En una fecha como la de hoy fallecía una reina de León, pero también nacía una leyenda de la que no podrían sustraerse, para bien o para mal, cronistas y juglares. Ella fue la que, desde una posición nada cómoda, supo plantarle cara al futuro y hacerse cargo de la herencia de su padre Alfonso VI que fuera llamado Rey Serenísimo, el conquistador de la ansiada Toledo, Emperador y Rey de las tres culturas. Su carácter fue, sin duda, tan fuerte como sus convicciones y así se manifestó a lo largo de su vida.
Que la historia sepa reconocer sus valores y comience a ser, al propio tiempo, un motivo más de orgullo para nosotros los leoneses, aunque solo sea por el simple hecho del reconocimiento que debemos a quien habitó esta nuestra tierra y supo defenderla en circunstancias nada fáciles y hasta trascendiendo de su condición de mujer que tanto limitaba en la Edad Media.

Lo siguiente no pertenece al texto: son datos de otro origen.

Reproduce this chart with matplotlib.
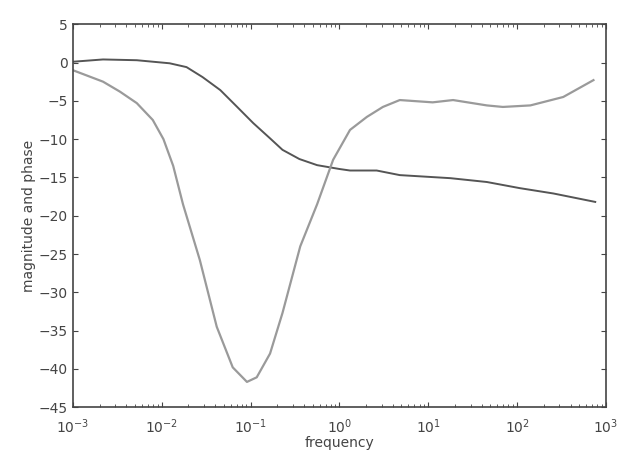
import numpy as np
import matplotlib
matplotlib.use("Agg")
import matplotlib.pyplot as plt

# magnitude curve (dark), log10 frequency vs value
mag_logf = [-3.0, -2.66, -2.28, -1.91, -1.72, -1.54, -1.34, -1.15, -0.97, -0.78,
            -0.64, -0.45, -0.25, 0.0, 0.12, 0.42, 0.68, 1.25, 1.66, 2.03, 2.41, 2.88]
mag_val = [0.1, 0.4, 0.3, -0.1, -0.6, -1.9, -3.6, -5.8, -7.9, -9.9,
           -11.4, -12.6, -13.4, -13.9, -14.1, -14.1, -14.7, -15.1, -15.6, -16.4, -17.1, -18.2]

# phase curve (light)
ph_logf = [-3.0, -2.66, -2.47, -2.28, -2.10, -1.98, -1.87, -1.76, -1.57, -1.38,
           -1.20, -1.04, -0.93, -0.78, -0.64, -0.44, -0.25, -0.07, 0.12, 0.31,
           0.49, 0.68, 1.05, 1.28, 1.66, 1.84, 2.15, 2.52, 2.86]
ph_val = [-1.0, -2.5, -3.8, -5.3, -7.5, -10.0, -13.5, -18.5, -25.8, -34.5,
          -39.8, -41.7, -41.1, -38.0, -32.7, -24.0, -18.5, -12.7, -8.8, -7.1,
          -5.8, -4.9, -5.2, -4.9, -5.6, -5.8, -5.6, -4.5, -2.3]

xticks = [1e-3, 1e-2, 1e-1, 1e0, 1e1, 1e2, 1e3]
xticklabels = [r'$10^{-3}$', r'$10^{-2}$', r'$10^{-1}$', r'$10^{0}$', r'$10^{1}$', r'$10^{2}$', r'$10^{3}$']
yticks = list(range(-45, 6, 5))

fig = plt.figure(figsize=(6.17, 4.57), dpi=100)
ax = fig.add_axes([0.118, 0.109, 0.864, 0.838])

ax.plot(10 ** np.array(mag_logf), mag_val, color='#555555', lw=1.4)
ax.plot(10 ** np.array(ph_logf), ph_val, color='#9a9a9a', lw=1.6)

ax.set_xscale('log')
ax.set_xlim(1e-3, 1e3)
ax.set_ylim(-45, 5)
ax.set_xticks(xticks)
ax.set_xticklabels(xticklabels)
ax.set_yticks(yticks)
ax.tick_params(direction='in', which='both', top=True, right=True,
               colors='#444444', labelsize=10)
ax.tick_params(axis='x', pad=7)
for s in ax.spines.values():
    s.set_color('#444444')
    s.set_linewidth(1.2)

ax.set_xlabel('frequency', color='#444444', fontsize=10, labelpad=0)
ax.set_ylabel('magnitude and phase', color='#444444', fontsize=10, labelpad=2)

fig.savefig('out.png', dpi=100)
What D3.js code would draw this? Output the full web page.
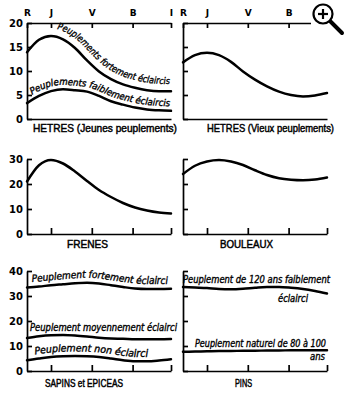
<!DOCTYPE html>
<html><head><meta charset="utf-8">
<script src="https://cdn.jsdelivr.net/npm/d3@7"></script>
<style>body{margin:0;background:#fff} svg{display:block}</style>
</head><body>
<script>
// ---- data ----
const xTickLabels = ["R", "J", "V", "B", "I"];
const xTickValues = [0, 1, 2.7, 4.4, 6];
const xs = [0, 0.5, 1, 1.5, 2, 2.5, 3, 3.5, 4, 4.5, 5, 5.5, 6];
const hetresJeunesFort   = [13.9, 16.5, 17.3, 16.6, 14.8, 12.2, 9.9, 8.3, 7.2, 6.5, 6.0, 5.8, 5.8];
const hetresJeunesFaible = [3.3, 4.8, 5.8, 6.2, 6.0, 5.7, 4.8, 3.7, 3.0, 2.4, 2.0, 1.8, 1.7];
const hetresVieux        = [11.8, 13.3, 13.8, 13.3, 11.9, 9.9, 8.2, 6.8, 5.7, 5.0, 4.7, 4.9, 5.4];
const frenes             = [21, 27.5, 29.6, 28.2, 25, 21.2, 17.6, 14.8, 12.4, 10.6, 9.4, 8.6, 8.2];
const bouleaux           = [24, 27.3, 29, 29.6, 29, 27.6, 25.5, 23.6, 22.3, 21.7, 21.5, 21.8, 22.6];
const sapinsFort         = [33.4, 33.8, 34.3, 34.7, 35.1, 35.3, 35.0, 34.3, 33.6, 33.0, 32.8, 32.8, 32.9];
const sapinsMoyen        = [13.2, 13.9, 14.3, 14.4, 14.2, 13.8, 13.3, 13.0, 12.9, 12.7, 12.7, 12.7, 12.8];
const sapinsNon          = [4.3, 5.0, 5.6, 5.9, 6.0, 5.9, 5.6, 5.0, 4.3, 3.9, 3.9, 4.2, 4.7];
const pinsFaible         = [33.6, 33.4, 33.2, 32.8, 32.7, 32.9, 33.3, 33.6, 33.6, 33.3, 32.8, 32.0, 31.0];
const pinsNaturel        = [7.7, 7.8, 7.9, 8.0, 8.0, 8.1, 8.1, 8.2, 8.2, 8.3, 8.3, 8.3, 8.3];
const yTicksTop = [0, 5, 10, 15, 20];
const yTicksMid = [0, 10, 20, 30];
const yTicksBot = [0, 10, 20, 30, 40];
const titles = ["HETRES (Jeunes peuplements)", "HETRES (Vieux peuplements)", "FRENES", "BOULEAUX", "SAPINS et EPICEAS", "PINS"];

// ---- layout ----
const W = 350, H = 400;
const svg = d3.select("body").append("svg").attr("width", W).attr("height", H);
const defs = svg.append("defs");
const cols = [[27, 171], [183, 327]];
const rows = [[119, 23], [234, 159], [371, 271]];
const rowTicks = [yTicksTop, yTicksMid, yTicksBot];
const rowDomains = [[0, 20], [0, 30], [0, 40]];
const titleBoxes = [
  [33, 177, 132], [207, 334, 132],
  [67, 108, 248], [220, 273, 248],
  [45, 123, 387], [235, 252, 387]
];
const seriesByPanel = [
  [hetresJeunesFort, hetresJeunesFaible], [hetresVieux],
  [frenes], [bouleaux],
  [sapinsFort, sapinsMoyen, sapinsNon], [pinsFaible, pinsNaturel]
];

const panels = [];
for (let r = 0; r < 3; r++) for (let c = 0; c < 2; c++) {
  const i = r * 2 + c;
  const x = d3.scaleLinear().domain([0, 6]).range(cols[c]);
  const y = d3.scaleLinear().domain(rowDomains[r]).range(rows[r]);
  panels.push({ r, c, x, y });
  const g = svg.append("g");

  const ax = d3.axisLeft(y).tickValues(rowTicks[r]).tickSizeInner(-5).tickSizeOuter(0).tickPadding(4)
    .tickFormat(c === 0 ? d3.format("d") : "");
  const gl = g.append("g").attr("transform", `translate(${cols[c][0]},0)`).call(ax);
  const bx = d3.axisBottom(x).tickValues(r === 0 ? [] : xTickValues.slice(1)).tickSizeInner(-6).tickSizeOuter(0).tickFormat("");
  const gb = g.append("g").attr("transform", `translate(0,${rows[r][0]})`).call(bx);
  const axes = [gl, gb];
  if (r === 0) {
    const tx = d3.axisTop(x).tickValues(xTickValues).tickSizeInner(-5).tickSizeOuter(0).tickPadding(7)
      .tickFormat((d, k) => xTickLabels[k]);
    const gt = g.append("g").attr("transform", `translate(0,${rows[r][1]})`).call(tx);
    gt.selectAll("text").attr("font-size", 9).attr("font-weight", "bold");
    axes.push(gt);
  }
  axes.forEach(a => {
    a.select(".domain").attr("stroke", "#000").attr("stroke-width", 1.7);
    a.selectAll(".tick line").attr("stroke", "#000").attr("stroke-width", 1.7);
    a.selectAll("text").attr("fill", "#000").attr("font-family", "'DejaVu Sans', sans-serif");
  });
  gl.selectAll("text").attr("font-size", 10).attr("font-weight", "bold");

  const line = d3.line().x((d, k) => x(xs[k])).y(d => y(d)).curve(d3.curveMonotoneX);
  seriesByPanel[i].forEach(s => {
    g.append("path").attr("d", line(s)).attr("fill", "none").attr("stroke", "#000")
      .attr("stroke-width", 2.5).attr("stroke-linecap", "round");
  });

  const tb = titleBoxes[i];
  g.append("text").attr("x", tb[0]).attr("y", tb[2]).text(titles[i])
    .attr("font-family", "'Liberation Sans', Arial, sans-serif")
    .attr("font-size", r === 0 ? 10.5 : 10)
    .attr("stroke", "#000").attr("stroke-width", 0.45)
    .attr("textLength", tb[1] - tb[0]).attr("lengthAdjust", "spacingAndGlyphs")
    .attr("fill", "#000");
}

// ---- curve labels ----
const labelFont = "'DejaVu Sans Condensed', 'DejaVu Sans', sans-serif";
let pid = 0;
function offsetAtX(node, px) {
  let lo = 0, hi = node.getTotalLength();
  for (let k = 0; k < 40; k++) {
    const mid = (lo + hi) / 2;
    if (node.getPointAtLength(mid).x < px) lo = mid; else hi = mid;
  }
  return (lo + hi) / 2;
}
function styleLabel(t, size) {
  return t.attr("font-family", labelFont).attr("font-size", size).attr("font-style", "italic")
    .attr("fill", "#000").attr("stroke", "#000").attr("stroke-width", 0.35);
}
// label follows the curve, lifted along its normal by `dist` pixels; one text per word
function curvedLabel(p, series, text, x0px, x1px, dist, size) {
  const base = d3.line().x((d, k) => p.x(xs[k])).y(d => p.y(d)).curve(d3.curveMonotoneX);
  const tmp = defs.append("path").attr("d", base(series));
  const tn = tmp.node(), L = tn.getTotalLength(), N = 240;
  const pts = [];
  for (let k = 0; k <= N; k++) {
    const s = L * k / N;
    const a = tn.getPointAtLength(Math.max(0, s - 1)), b = tn.getPointAtLength(Math.min(L, s + 1));
    const c = tn.getPointAtLength(s);
    const dx = b.x - a.x, dy = b.y - a.y, len = Math.hypot(dx, dy) || 1;
    pts.push([c.x + dist * dy / len, c.y - dist * dx / len]);
  }
  tmp.remove();
  const id = "lp" + (pid++);
  const node = defs.append("path").attr("id", id).attr("d", d3.line()(pts)).node();
  const s0 = offsetAtX(node, x0px), s1 = offsetAtX(node, x1px);
  const words = text.split(" ");
  const meas = styleLabel(svg.append("text"), size);
  const widths = words.map(w => { meas.text(w); return meas.node().getComputedTextLength(); });
  meas.text("a a"); const wAA = meas.node().getComputedTextLength();
  meas.text("aa"); const space = wAA - meas.node().getComputedTextLength();
  meas.remove();
  const natural = d3.sum(widths) + space * (words.length - 1);
  const k = (s1 - s0) / natural;
  let pos = s0;
  words.forEach((w, j) => {
    styleLabel(svg.append("text"), size)
      .append("textPath").attr("href", "#" + id).attr("startOffset", pos)
      .attr("textLength", widths[j] * k).attr("lengthAdjust", "spacingAndGlyphs").text(w);
    pos += (widths[j] + space) * k;
  });
}
function straightLabel(px0, px1, baseline, text, size) {
  styleLabel(svg.append("text"), size).attr("x", px0).attr("y", baseline).text(text)
    .attr("textLength", px1 - px0).attr("lengthAdjust", "spacingAndGlyphs");
}
const P = panels;
curvedLabel(P[0], hetresJeunesFort, "Peuplements fortement éclaircis", 57, 170, 7.5, 9.5);
curvedLabel(P[0], hetresJeunesFaible, "Peuplements faiblement éclaircis", 32, 170, 4.5, 9.5);
curvedLabel(P[4], sapinsFort, "Peuplement fortement éclairci", 32, 168, 5, 10);
straightLabel(30, 177, P[4].y(sapinsMoyen[0]) - 7, "Peuplement moyennement éclairci", 10);
curvedLabel(P[4], sapinsNon, "Peuplement non éclairci", 35, 148, 4.5, 10);
straightLabel(183, 330, P[5].y(pinsFaible[0]) - 4, "Peuplement de 120 ans faiblement", 10);
straightLabel(278, 308, P[5].y(pinsFaible[9]) + 14, "éclairci", 10);
straightLabel(195, 326, P[5].y(pinsNaturel[0]) - 5, "Peuplement naturel de 80 à 100", 10);
straightLabel(310, 325, P[5].y(pinsNaturel[12]) + 10, "ans", 10);

// ---- magnifier icon ----
const mg = svg.append("g");
mg.append("rect").attr("x", 311).attr("y", 0).attr("width", 39).attr("height", 36).attr("fill", "#fff");
mg.append("line").attr("x1", 329).attr("y1", 20).attr("x2", 342).attr("y2", 33)
  .attr("stroke", "#000").attr("stroke-width", 4).attr("stroke-linecap", "round");
mg.append("circle").attr("cx", 323).attr("cy", 14).attr("r", 9.5).attr("fill", "#fff")
  .attr("stroke", "#000").attr("stroke-width", 2.2);
mg.append("line").attr("x1", 318).attr("y1", 14).attr("x2", 328).attr("y2", 14).attr("stroke", "#000").attr("stroke-width", 2.2);
mg.append("line").attr("x1", 323).attr("y1", 9).attr("x2", 323).attr("y2", 19).attr("stroke", "#000").attr("stroke-width", 2.2);
</script>
</body></html>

Y, para terminar, una breve reflexión. Nuestra Urraca fue una mujer que ni entonces ni ahora ha dejado a nadie indiferente porque se atrevió a ser ella misma y en esa valentía debemos beber, en los difíciles momentos actuales, para no decaer en el empeño de hacer que lo nuestro, nuestra historia, nuestra cultura, nuestras realizaciones, nuestra identidad, en suma, cobren actualidad y ocupen el lugar que, por derecho, como a ella misma, les corresponde.
Por eso, podríamos concluir, simplemente, que hoy también es el día de la mujer… leonesa, digna heredera y transmisora de los elementos que nos singularizan frente a otras regiones, incluso las más cercanas.